In several cases, markets adjusted directionally days or weeks before narrative consensus shifted. The markets were not clairvoyant; they were conservative. They waited for information that mattered.

Similarly, Kalshi markets tied to inflation prints and Federal Reserve decisions have shown tight convergence with outcomes. Analysts debate models. Journalists debate implications. Markets price probabilities continuously, absorbing leaks, expectations, and contextual cues in real time.

The common thread is not prediction perfection. It is calibration.

Why Experts Struggle to Compete

Expert forecasting fails less because of ignorance and more because of incentives.

Experts are rewarded for:

  • Clear narratives

  • Decisive opinions

  • Media-friendly framing

They are rarely rewarded for probabilistic humility. A forecast of “there is a 58% chance” carries little reputational upside. A confident call does.

Prediction markets make humility rational. Uncertainty is priced, not hidden. Ambiguity appears as spread rather than rhetoric.

This is why markets often feel boring compared to punditry and why they are more reliable.

Why Media Forecasts Drift Toward Error

Media forecasts suffer from coordination dynamics.

Once a narrative gains traction, contradictory evidence struggles to surface. Journalists rely on shared sources. Headlines echo each other. Forecasts converge socially rather than empirically.

Markets resist this dynamic. They allow disagreement to persist numerically. A minority view does not need airtime; it needs conviction. If correct, it gains weight quietly through price movement.

Markets decentralize dissent.

The Structural Advantage Markets Have Over Polls

Polls are snapshots. Markets are streams.

Polling captures belief at a moment in time under artificial conditions. Markets continuously integrate new information. As soon as conditions change, prices adjust.

This is why markets often detect inflection points earlier. They are not waiting for questionnaires, editorial cycles, or expert consensus. They react when incentives shift.

In complex systems, timing matters as much as accuracy.

AI Makes the Gap Wider, Not Narrower

AI has amplified the weaknesses of traditional forecasting.

Language models summarize prevailing views. They do not independently evaluate truth. As synthetic content increases, consensus becomes easier to manufacture and harder to trust.

Prediction markets provide an orthogonal signal. They reflect belief under cost, not repetition. As decision-makers increasingly rely on AI-assisted analysis, market prices become valuable grounding references—signals shaped by incentives rather than text frequency.

Markets offer a reality check that language alone cannot provide.

Surface Critiques vs. Structural Reality

Critics often argue that prediction markets are thin, speculative, or vulnerable to manipulation.

These critiques miss the point. Thin markets still aggregate information better than unpenalized opinion. Manipulation attempts are self-correcting because they invite arbitrage. Speculation, when costly, is indistinguishable from conviction.
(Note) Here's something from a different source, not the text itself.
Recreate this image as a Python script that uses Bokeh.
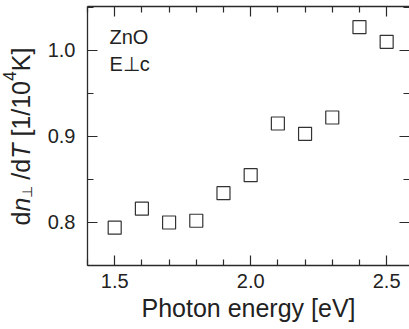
import math

from bokeh.core.properties import value
from bokeh.embed import file_html
from bokeh.layouts import row
from bokeh.models import Label, LinearAxis, Range1d, FixedTicker
from bokeh.plotting import figure
from bokeh.resources import INLINE

# Temperature coefficient of the ordinary refractive index of ZnO
photon_energy = [1.5, 1.6, 1.7, 1.8, 1.9, 2.0, 2.1, 2.2, 2.3, 2.4, 2.5]
dn_dT = [0.794, 0.816, 0.800, 0.802, 0.834, 0.855, 0.915, 0.903, 0.922, 1.027, 1.010]

x_major = [1.5, 2.0, 2.5]
x_minor = [1.4, 1.6, 1.7, 1.8, 1.9, 2.1, 2.2, 2.3, 2.4]
y_major = [0.8, 0.9, 1.0]
y_minor = [0.75, 0.85, 0.95, 1.05]
x_tick_labels = {1.5: "1.5", 2.0: "2.0", 2.5: "2.5"}
y_tick_labels = {0.8: "0.8", 0.9: "0.9", 1.0: "1.0"}

FONT = "Liberation Sans"
INK = "#222222"
AXIS = "#2a2a2a"
HEIGHT = 329
TITLE_W = 44
BORDER_TOP = 6
BORDER_BOTTOM = 64

p = figure(
    width=409 - TITLE_W, height=HEIGHT,
    x_range=Range1d(1.4, 2.584), y_range=Range1d(0.75, 1.051),
    output_backend="svg", toolbar_location=None,
    x_axis_location=None, y_axis_location=None,
    min_border_left=87 - TITLE_W, min_border_right=0,
    min_border_top=BORDER_TOP, min_border_bottom=BORDER_BOTTOM,
)
p.outline_line_color = None
p.grid.visible = False
p.background_fill_color = "white"
p.border_fill_color = "white"


def style_axis(ax, show_labels=True, show_line=True):
    ax.axis_line_color = AXIS if show_line else None
    ax.axis_line_width = 1.3
    ax.major_tick_line_color = AXIS
    ax.minor_tick_line_color = AXIS
    ax.major_tick_line_width = 1.2
    ax.minor_tick_line_width = 1.2
    ax.major_tick_in = 10
    ax.major_tick_out = 0
    ax.minor_tick_in = 6
    ax.minor_tick_out = 0
    ax.major_label_text_font = FONT
    ax.major_label_text_color = INK
    if show_labels:
        ax.major_label_text_font_size = "20px"
    else:
        ax.major_label_text_font_size = "0px"
        ax.major_label_standoff = 0


xt = FixedTicker(ticks=x_major, minor_ticks=x_minor)
yt = FixedTicker(ticks=y_major, minor_ticks=y_minor)

bottom = LinearAxis(ticker=xt, major_label_overrides=x_tick_labels)
style_axis(bottom)
bottom.major_label_standoff = 8
bottom.axis_label = "Photon energy [eV]"
bottom.axis_label_text_font = FONT
bottom.axis_label_text_font_size = "25px"
bottom.axis_label_text_font_style = "normal"
bottom.axis_label_text_color = INK
bottom.axis_label_standoff = 3
p.add_layout(bottom, "below")

left = LinearAxis(ticker=yt, major_label_overrides=y_tick_labels)
style_axis(left)
left.major_label_standoff = 12
p.add_layout(left, "left")

# Mirror axes: ticks only
top = LinearAxis(ticker=xt, major_label_overrides={v: "" for v in x_major})
style_axis(top, show_labels=False)
p.add_layout(top, "above")

right = LinearAxis(ticker=yt, major_label_overrides={v: "" for v in y_major})
style_axis(right, show_labels=False, show_line=False)
p.add_layout(right, "right")

p.scatter(photon_energy, dn_dT, marker="square", size=13,
          fill_color=None, line_color="#333333", line_width=1.2)

# Sample annotation in the upper-left corner
for txt, y in (("ZnO", 229), ("E\u22a5c", 202)):
    p.add_layout(Label(x=22, y=y, x_units="screen", y_units="screen", text=txt,
                       text_font=FONT, text_font_size="20px", text_color=INK,
                       text_baseline="alphabetic", text_align="left"))

# Narrow strip on the left carrying the rotated y-axis title: dn⊥/dT [1/10⁴K].
# Its frame lines up with the main frame, so the y range is set to count
# pixels upward from the bottom of the canvas.
t = figure(width=TITLE_W, height=HEIGHT, x_range=Range1d(0, TITLE_W),
           y_range=Range1d(BORDER_BOTTOM, HEIGHT - BORDER_TOP),
           output_backend="svg", toolbar_location=None,
           x_axis_location=None, y_axis_location=None,
           min_border_left=0, min_border_right=0,
           min_border_top=BORDER_TOP, min_border_bottom=BORDER_BOTTOM)
t.outline_line_color = None
t.grid.visible = False
t.border_fill_color = "white"
t.background_fill_color = "white"

F = 25
pieces = [
    # text, gap before (em), advance (em of its own size), italic, size scale, baseline shift (px, + = below)
    ("d", 0.0, 0.556, False, 1.0, 0),
    ("n", 0.0, 0.556, True, 1.0, 0),
    ("\u22a5", 0.0, 1.31, False, 0.55, 6),
    ("/d", 0.0, 0.834, False, 1.0, 0),
    ("T", 0.0, 0.611, True, 1.0, 0),
    ("[1/10", 0.278, 2.224, False, 1.0, 0),
    ("4", 0.0, 0.556, False, 0.7, -12),
    ("K]", 0.0, 0.945, False, 1.0, 0),
]
base_x = 20.5
pos = HEIGHT - 225
for txt, gap, adv, italic, scale, shift in pieces:
    size = F * scale
    pos += gap * F
    t.text(x=[base_x + shift], y=[pos], text=[txt], angle=math.pi / 2,
           text_font=value(FONT), text_font_size=value(f"{size:.1f}px"),
           text_font_style=value("italic" if italic else "normal"),
           text_color=INK, text_baseline="alphabetic", text_align="left")
    pos += adv * size

layout = row(t, p, spacing=0)
open("out.html", "w").write(file_html(layout, INLINE))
What matters is merely incentive alignment.

Where This Leaves Us

Prediction markets outperform not because they are smarter systems, but because they are stricter ones.

They demand commitment. They punish error. They reward calibration. Over time, these properties compound.

In environments flooded with opinion, systems that enforce accountability become disproportionately valuable.

Prediction markets do not eliminate uncertainty.
They expose it honestly and that is why they win.